● **Exercise prompt**: Note each line that includes the word "this". Copy those lines.

● **Provided information**:
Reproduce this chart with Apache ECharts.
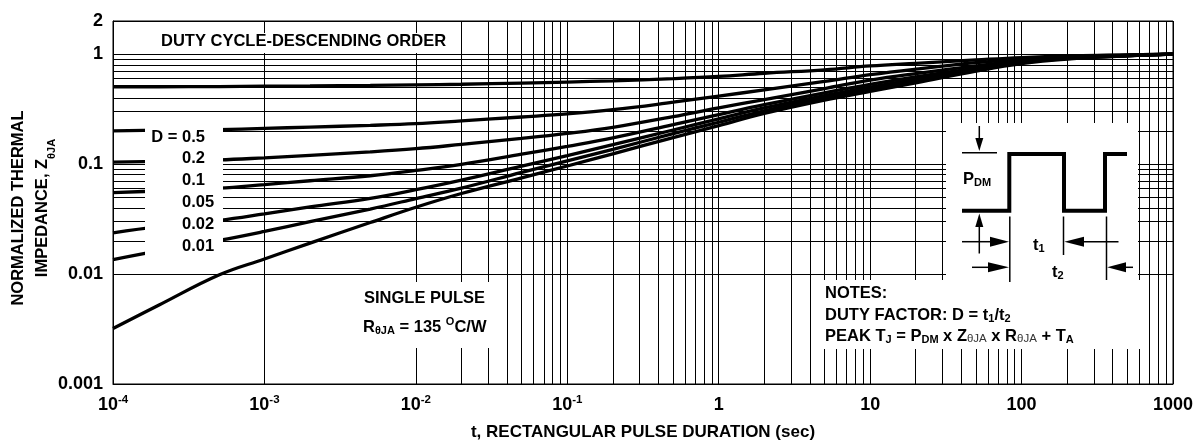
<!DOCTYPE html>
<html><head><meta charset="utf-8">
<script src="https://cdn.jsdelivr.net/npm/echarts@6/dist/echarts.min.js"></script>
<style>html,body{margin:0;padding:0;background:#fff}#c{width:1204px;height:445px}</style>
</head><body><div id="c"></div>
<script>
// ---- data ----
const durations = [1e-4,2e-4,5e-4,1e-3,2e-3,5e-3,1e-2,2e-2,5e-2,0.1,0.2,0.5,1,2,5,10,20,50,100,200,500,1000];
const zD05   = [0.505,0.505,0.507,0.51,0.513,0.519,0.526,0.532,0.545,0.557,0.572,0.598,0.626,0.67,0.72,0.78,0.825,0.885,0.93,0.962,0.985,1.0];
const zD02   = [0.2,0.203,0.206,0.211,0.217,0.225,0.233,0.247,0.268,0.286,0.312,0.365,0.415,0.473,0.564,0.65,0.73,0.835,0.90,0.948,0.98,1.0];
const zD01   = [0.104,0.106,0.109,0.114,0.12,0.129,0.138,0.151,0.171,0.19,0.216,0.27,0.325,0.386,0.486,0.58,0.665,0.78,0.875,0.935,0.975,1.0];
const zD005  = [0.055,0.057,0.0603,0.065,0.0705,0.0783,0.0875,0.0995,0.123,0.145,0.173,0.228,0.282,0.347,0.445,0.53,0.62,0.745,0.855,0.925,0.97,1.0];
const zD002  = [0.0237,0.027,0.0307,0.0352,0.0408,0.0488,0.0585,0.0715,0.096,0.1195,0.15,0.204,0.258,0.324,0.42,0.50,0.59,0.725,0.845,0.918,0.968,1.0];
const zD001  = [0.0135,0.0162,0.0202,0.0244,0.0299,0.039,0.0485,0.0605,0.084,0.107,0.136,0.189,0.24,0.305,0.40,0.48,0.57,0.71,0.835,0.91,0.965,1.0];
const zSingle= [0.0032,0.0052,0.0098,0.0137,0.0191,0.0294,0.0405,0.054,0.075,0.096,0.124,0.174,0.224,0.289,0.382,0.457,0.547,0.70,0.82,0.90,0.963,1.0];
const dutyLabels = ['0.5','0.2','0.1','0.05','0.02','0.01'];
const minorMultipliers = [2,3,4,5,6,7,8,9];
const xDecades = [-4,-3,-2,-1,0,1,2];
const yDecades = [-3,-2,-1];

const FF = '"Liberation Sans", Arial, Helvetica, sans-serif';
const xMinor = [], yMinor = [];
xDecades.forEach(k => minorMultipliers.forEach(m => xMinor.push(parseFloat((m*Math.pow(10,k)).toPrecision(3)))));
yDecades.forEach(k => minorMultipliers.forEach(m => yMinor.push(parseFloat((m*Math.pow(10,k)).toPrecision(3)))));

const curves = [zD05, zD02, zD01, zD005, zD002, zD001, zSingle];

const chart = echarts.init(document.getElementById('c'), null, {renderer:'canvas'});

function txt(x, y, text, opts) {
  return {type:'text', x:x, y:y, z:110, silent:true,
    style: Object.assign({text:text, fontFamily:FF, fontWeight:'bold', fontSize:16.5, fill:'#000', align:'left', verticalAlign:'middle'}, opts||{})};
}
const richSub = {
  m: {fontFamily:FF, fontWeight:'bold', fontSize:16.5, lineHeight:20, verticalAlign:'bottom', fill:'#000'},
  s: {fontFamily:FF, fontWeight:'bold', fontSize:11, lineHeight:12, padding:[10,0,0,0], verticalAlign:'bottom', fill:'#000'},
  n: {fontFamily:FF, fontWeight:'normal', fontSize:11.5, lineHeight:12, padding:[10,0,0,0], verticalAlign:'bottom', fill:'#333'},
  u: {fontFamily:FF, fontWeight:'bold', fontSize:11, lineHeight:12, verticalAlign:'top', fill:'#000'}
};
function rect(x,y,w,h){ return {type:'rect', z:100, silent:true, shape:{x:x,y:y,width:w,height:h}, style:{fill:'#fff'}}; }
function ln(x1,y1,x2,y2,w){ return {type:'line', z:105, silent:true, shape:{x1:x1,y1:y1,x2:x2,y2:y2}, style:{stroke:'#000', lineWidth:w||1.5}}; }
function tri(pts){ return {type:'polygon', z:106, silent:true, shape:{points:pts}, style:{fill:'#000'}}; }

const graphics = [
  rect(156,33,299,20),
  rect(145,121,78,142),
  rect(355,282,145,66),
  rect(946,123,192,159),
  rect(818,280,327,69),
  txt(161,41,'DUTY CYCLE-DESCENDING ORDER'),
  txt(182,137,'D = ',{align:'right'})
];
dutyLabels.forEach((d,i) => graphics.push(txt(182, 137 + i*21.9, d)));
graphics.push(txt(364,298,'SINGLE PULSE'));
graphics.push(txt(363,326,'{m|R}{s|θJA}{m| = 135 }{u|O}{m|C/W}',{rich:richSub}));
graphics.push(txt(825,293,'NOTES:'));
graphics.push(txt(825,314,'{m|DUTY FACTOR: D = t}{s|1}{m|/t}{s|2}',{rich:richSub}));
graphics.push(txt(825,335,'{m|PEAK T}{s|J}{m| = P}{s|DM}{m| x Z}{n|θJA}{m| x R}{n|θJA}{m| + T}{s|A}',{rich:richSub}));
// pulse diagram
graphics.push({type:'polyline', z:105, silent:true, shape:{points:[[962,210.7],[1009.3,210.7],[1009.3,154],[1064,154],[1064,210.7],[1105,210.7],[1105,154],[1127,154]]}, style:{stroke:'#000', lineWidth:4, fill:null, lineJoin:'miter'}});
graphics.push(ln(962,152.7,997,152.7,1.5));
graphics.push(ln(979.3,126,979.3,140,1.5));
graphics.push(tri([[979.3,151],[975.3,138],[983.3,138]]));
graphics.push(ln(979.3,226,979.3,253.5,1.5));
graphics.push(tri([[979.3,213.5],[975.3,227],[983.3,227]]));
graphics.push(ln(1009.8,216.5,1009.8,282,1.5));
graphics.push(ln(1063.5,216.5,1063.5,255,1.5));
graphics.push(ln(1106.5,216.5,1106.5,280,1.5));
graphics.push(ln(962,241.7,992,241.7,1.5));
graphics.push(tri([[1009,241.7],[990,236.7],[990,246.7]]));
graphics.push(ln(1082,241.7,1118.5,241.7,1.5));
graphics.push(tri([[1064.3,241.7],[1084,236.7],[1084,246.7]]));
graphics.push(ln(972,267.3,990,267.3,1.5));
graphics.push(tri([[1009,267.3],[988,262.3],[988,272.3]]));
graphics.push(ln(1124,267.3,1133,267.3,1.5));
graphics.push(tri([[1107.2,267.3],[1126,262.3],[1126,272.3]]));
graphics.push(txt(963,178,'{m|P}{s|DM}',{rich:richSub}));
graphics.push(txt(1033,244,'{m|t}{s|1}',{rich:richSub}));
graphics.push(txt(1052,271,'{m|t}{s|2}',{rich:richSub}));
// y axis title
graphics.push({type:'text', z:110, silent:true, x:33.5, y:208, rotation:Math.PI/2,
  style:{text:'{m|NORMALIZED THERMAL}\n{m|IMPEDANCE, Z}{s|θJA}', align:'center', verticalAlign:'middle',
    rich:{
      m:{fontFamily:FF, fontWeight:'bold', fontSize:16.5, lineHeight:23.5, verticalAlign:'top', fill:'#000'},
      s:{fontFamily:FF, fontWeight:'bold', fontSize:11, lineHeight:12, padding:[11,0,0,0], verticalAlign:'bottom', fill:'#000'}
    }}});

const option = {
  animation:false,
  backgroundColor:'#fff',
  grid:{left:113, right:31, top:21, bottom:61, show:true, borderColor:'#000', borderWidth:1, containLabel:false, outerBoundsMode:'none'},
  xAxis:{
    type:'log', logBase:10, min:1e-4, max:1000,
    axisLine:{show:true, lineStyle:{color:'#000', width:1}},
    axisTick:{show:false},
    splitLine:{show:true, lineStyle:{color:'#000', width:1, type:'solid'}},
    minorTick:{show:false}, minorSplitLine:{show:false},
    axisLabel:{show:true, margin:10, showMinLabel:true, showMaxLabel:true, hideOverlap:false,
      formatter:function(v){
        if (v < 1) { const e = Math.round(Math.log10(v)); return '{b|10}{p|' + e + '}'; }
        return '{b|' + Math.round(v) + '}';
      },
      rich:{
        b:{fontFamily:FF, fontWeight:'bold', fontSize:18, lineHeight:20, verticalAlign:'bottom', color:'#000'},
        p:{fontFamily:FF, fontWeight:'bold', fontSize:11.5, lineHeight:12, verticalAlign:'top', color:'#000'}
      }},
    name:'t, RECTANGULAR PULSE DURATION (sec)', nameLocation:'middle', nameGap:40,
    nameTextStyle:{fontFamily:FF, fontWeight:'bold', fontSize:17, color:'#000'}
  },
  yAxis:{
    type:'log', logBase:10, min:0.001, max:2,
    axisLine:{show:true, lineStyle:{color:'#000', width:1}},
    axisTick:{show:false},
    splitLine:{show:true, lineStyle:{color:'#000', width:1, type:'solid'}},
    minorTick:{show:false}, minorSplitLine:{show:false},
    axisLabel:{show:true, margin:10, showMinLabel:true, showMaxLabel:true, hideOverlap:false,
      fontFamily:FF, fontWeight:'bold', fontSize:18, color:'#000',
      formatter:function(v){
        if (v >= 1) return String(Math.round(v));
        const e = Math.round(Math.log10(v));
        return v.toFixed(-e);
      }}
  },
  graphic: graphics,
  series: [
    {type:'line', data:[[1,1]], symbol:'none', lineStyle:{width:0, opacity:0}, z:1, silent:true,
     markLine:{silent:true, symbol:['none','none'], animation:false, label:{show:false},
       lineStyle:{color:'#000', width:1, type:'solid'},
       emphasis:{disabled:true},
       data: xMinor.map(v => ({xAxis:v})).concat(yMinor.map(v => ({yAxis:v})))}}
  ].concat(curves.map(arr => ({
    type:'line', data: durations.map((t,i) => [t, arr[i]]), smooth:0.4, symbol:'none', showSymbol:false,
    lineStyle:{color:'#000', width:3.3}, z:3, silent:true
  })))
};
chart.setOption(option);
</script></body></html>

...

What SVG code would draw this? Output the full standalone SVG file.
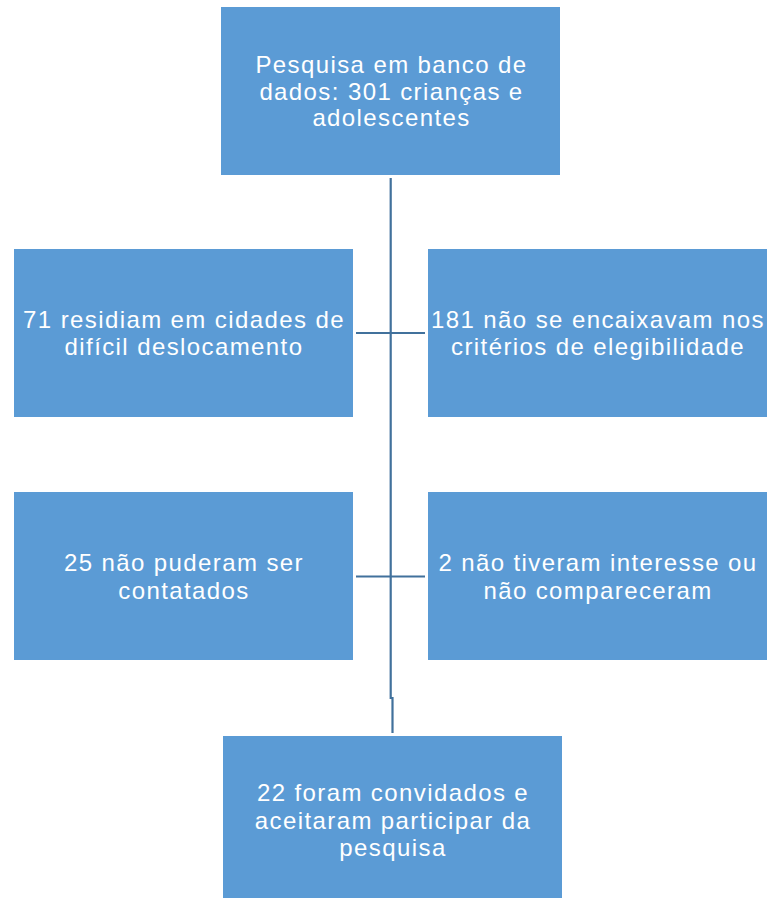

● **Written reply**:
Reproduce this chart with Apache ECharts.
What SVG code would draw this? Output the full standalone SVG file.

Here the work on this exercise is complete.